I'll try and articulate this in response to Glenn's request for authentication homework.

Thanks,
Tommy

================================================

The latest in Windows Internet Protocols:

  Native gRPC support: https://aka.ms/grpcblogpost

  DNS over HTTPS: https://aka.ms/dohblogpost

________________________________
From: Martin Thomson <mt@lowentropy.net>
Sent: Thursday, September 10, 2020 7:00 PM
To: Tommy Jensen <Jensen.Thomas@microsoft.com>; add@ietf.org <add@ietf.org>
Subject: Re: [EXTERNAL] [Add] My single use case

On Fri, Sep 11, 2020, at 01:27, Tommy Jensen wrote:
> > As a new device or application, when I join a network that I have no prior relationship with or configuration for, I want to discover the DoT or DoH resolver that corresponds to the Do53 resolver offered by that network
>
> My issue with this scenario is I see "discover a DoT/DoH" server
> differently from "discover a DoT/DoH server that corresponds to the
> Do53 resolver". The former doesn't require authentication to meet
> security parity with Do53 server use today. The latter is a novel
> concept I would prefer to be authenticated. This means for existing TLS
> infra would only be possible for publicly routable IP addresses, a
> subset of the network-offered servers out there.
>
> Is the difference important to you? Would you be fine with the network
> offering the DoT/DoH server in the first place? If not, I just want to
> better understand why not.

Thanks Tommy, that's a good question.

I worded it this way intentionally to allow for both of the interpretations you refer to:

1. What does the network claim is equivalent (DoT/DoH DHCP/RA discovery for example)
2. What does the provided Do53 resolver claim is equivalent (resinfo for example, or maybe just the opportunistic encryption stuff)

As you point out, the latter introduces an extra hop, which might then lead to difficult questions about authentication and what it means to achieve parity.  That's why this is a non-trivial use case to resolve.

I think that the difference is important and we will have to work through both paths, if only because the prevalence of forwarders might mean we need two sets of solutions.  However, it might be that people choose to adopt policies under these different circumstances once we document the properties of the end solutions.

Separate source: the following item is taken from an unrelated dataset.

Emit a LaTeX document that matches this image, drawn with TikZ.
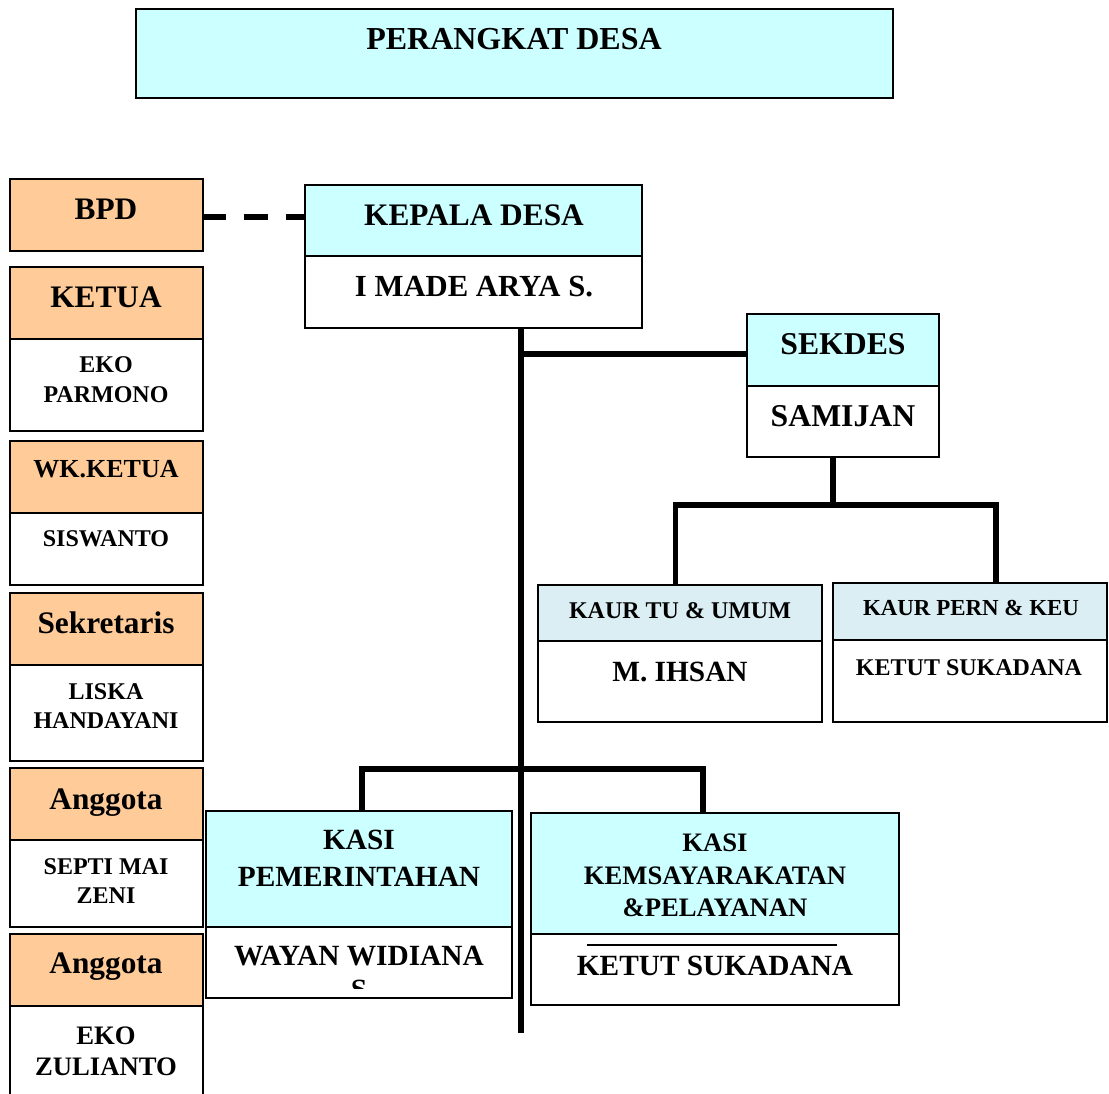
\documentclass[tikz,border=0pt]{standalone}
\usepackage{fontspec}
\setmainfont{Liberation Serif}
\usetikzlibrary{fit}
\definecolor{cyanbg}{HTML}{CCFFFF}
\definecolor{peach}{HTML}{FFCC99}
\definecolor{kaurbg}{HTML}{DAEEF3}
\begin{document}
\begin{tikzpicture}[x=0.75pt,y=-0.75pt,
  bx/.style={draw=black,line width=1.3pt,inner sep=0pt,outer sep=0pt},
  cyanbox/.style={bx,fill=cyanbg},
  peachbox/.style={bx,fill=peach},
  kaurbox/.style={bx,fill=kaurbg},
  whitebox/.style={bx,fill=white},
  lbl/.style={anchor=base,inner sep=0pt,font=\bfseries\fontsize{#1}{#1}\selectfont},
  trunk/.style={line width=4.5pt},
  branch/.style={line width=3.8pt,line join=miter},
  dashconn/.style={line width=5pt,dash pattern=on 17.5pt off 13.5pt}
]
\useasboundingbox (0,0) rectangle (1109,1093);

% title
\node[cyanbox, fit={(136,9) (893,98)}] (title) {};
\node[lbl=24] (t-title) at (514,49) {PERANGKAT DESA};

% left column (BPD)
\node[peachbox, fit={(10,179) (203,251)}] (bpd) {};
\node[lbl=23.5] (t-bpd) at (106,219) {BPD};

\node[peachbox, fit={(10,267) (203,339)}] (ketua-h) {};
\node[whitebox, fit={(10,339) (203,431)}] (ketua-n) {};
\node[lbl=23.5] (t-ketua) at (106,307) {KETUA};
\node[lbl=18] (t-ketua1) at (106,372) {EKO};
\node[lbl=18] (t-ketua2) at (106,402) {PARMONO};

\node[peachbox, fit={(10,441) (203,513)}] (wk-h) {};
\node[whitebox, fit={(10,513) (203,585)}] (wk-n) {};
\node[lbl=19.5] (t-wk) at (106,477) {WK.KETUA};
\node[lbl=18] (t-wk1) at (106,546) {SISWANTO};

\node[peachbox, fit={(10,593) (203,665)}] (sek-h) {};
\node[whitebox, fit={(10,665) (203,761)}] (sek-n) {};
\node[lbl=23.5] (t-sek) at (106,633) {Sekretaris};
\node[lbl=18] (t-sek1) at (106,699) {LISKA};
\node[lbl=18] (t-sek2) at (106,728) {HANDAYANI};

\node[peachbox, fit={(10,768) (203,840)}] (ang1-h) {};
\node[whitebox, fit={(10,840) (203,927)}] (ang1-n) {};
\node[lbl=23.5] (t-ang1) at (106,809) {Anggota};
\node[lbl=18] (t-ang1a) at (106,874) {SEPTI MAI};
\node[lbl=18] (t-ang1b) at (106,903) {ZENI};

\node[peachbox, fit={(10,934) (203,1006)}] (ang2-h) {};
\node[whitebox, fit={(10,1006) (203,1102)}] (ang2-n) {};
\node[lbl=23.5] (t-ang2) at (106,973) {Anggota};
\node[lbl=20] (t-ang2a) at (106,1044) {EKO};
\node[lbl=20] (t-ang2b) at (106,1075) {ZULIANTO};

% kepala desa
\node[cyanbox, fit={(305,185) (642,256)}] (kepala-h) {};
\node[whitebox, fit={(305,256) (642,328)}] (kepala-n) {};
\node[lbl=23.5] (t-kepala) at (474,225) {KEPALA DESA};
\node[lbl=23] (t-kepala1) at (474,296) {I MADE ARYA S.};

% sekdes
\node[cyanbox, fit={(747,314) (939,386)}] (sekdes-h) {};
\node[whitebox, fit={(747,386) (939,457)}] (sekdes-n) {};
\node[lbl=23.8] (t-sekdes) at (843,354) {SEKDES};
\node[lbl=23.8] (t-sekdes1) at (843,426) {SAMIJAN};

% kaur
\node[kaurbox, fit={(538,585) (822,641)}] (kaurtu-h) {};
\node[whitebox, fit={(538,641) (822,722)}] (kaurtu-n) {};
\node[lbl=18] (t-kaurtu) at (680,618) {KAUR TU \& UMUM};
\node[lbl=22] (t-kaurtu1) at (680,681) {M. IHSAN};

\node[kaurbox, fit={(833,583) (1107,640)}] (kaurpern-h) {};
\node[whitebox, fit={(833,640) (1107,722)}] (kaurpern-n) {};
\node[lbl=17.2] (t-kaurpern) at (971,615) {KAUR PERN \& KEU};
\node[lbl=18] (t-kaurpern1) at (969,675) {KETUT SUKADANA};

% kasi
\node[cyanbox, fit={(206,811) (512,927)}] (kasipem-h) {};
\node[whitebox, fit={(206,927) (512,998)}] (kasipem-n) {};
\node[lbl=22] (t-kasipem) at (359,849) {KASI};
\node[lbl=22] (t-kasipem1) at (359,886) {PEMERINTAHAN};
\node[lbl=22] (t-kasipem2) at (359,965) {WAYAN WIDIANA};
\begin{scope}
\clip (206,927) rectangle (512,988);
\node[lbl=22] (t-kasipem3) at (359,999) {S};
\end{scope}

\node[cyanbox, fit={(531,813) (899,934)}] (kasikem-h) {};
\node[whitebox, fit={(531,934) (899,1005)}] (kasikem-n) {};
\node[lbl=20] (t-kasikem) at (715,851) {KASI};
\node[lbl=20] (t-kasikem1) at (715,884) {KEMSAYARAKATAN};
\node[lbl=20] (t-kasikem2) at (715,916) {\&PELAYANAN};
\node[lbl=22] (t-kasikem3) at (715,975) {KETUT SUKADANA};
\coordinate (olA) at (587,945);
\coordinate (olB) at (837,945);
\draw[line width=1.5pt] (olA) -- (olB);

% connectors
\draw[dashconn] (bpd.east |- 0,217) -- (kepala-h.west |- 0,217);

\coordinate (trunkend) at (521,1033);
\draw[trunk] (trunkend |- kepala-n.south) -- (trunkend);

\coordinate (sj) at (521,354);
\draw[branch] (sj) -- (sj -| sekdes-h.west);

\coordinate (sdj) at (833,505);
\draw[branch] (sdj |- sekdes-n.south) -- (sdj);
\coordinate (kbl) at (675.5,505);
\coordinate (kbr) at (996,505);
\draw[branch] (kbl |- kaurtu-h.north) -- (kbl) -- (kbr) -- (kbr |- kaurpern-h.north);

\coordinate (kjl) at (362,769);
\coordinate (kjr) at (703,769);
\draw[branch] (kjl |- kasipem-h.north) -- (kjl) -- (kjr) -- (kjr |- kasikem-h.north);
\end{tikzpicture}
\end{document}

I don't think that this necessarily depends on the creation of new infrastructure for authentication of servers that don't have IP addresses in the public address space, but it might make that results less usable for you.  It all depends on your tolerance for using unauthenticated information.

For instance, Mozilla's TRR program means that we can be more tolerant of failures in discovery, though that requires that we also be tolerant of attacks that aim to make split horizon unavailable, for example.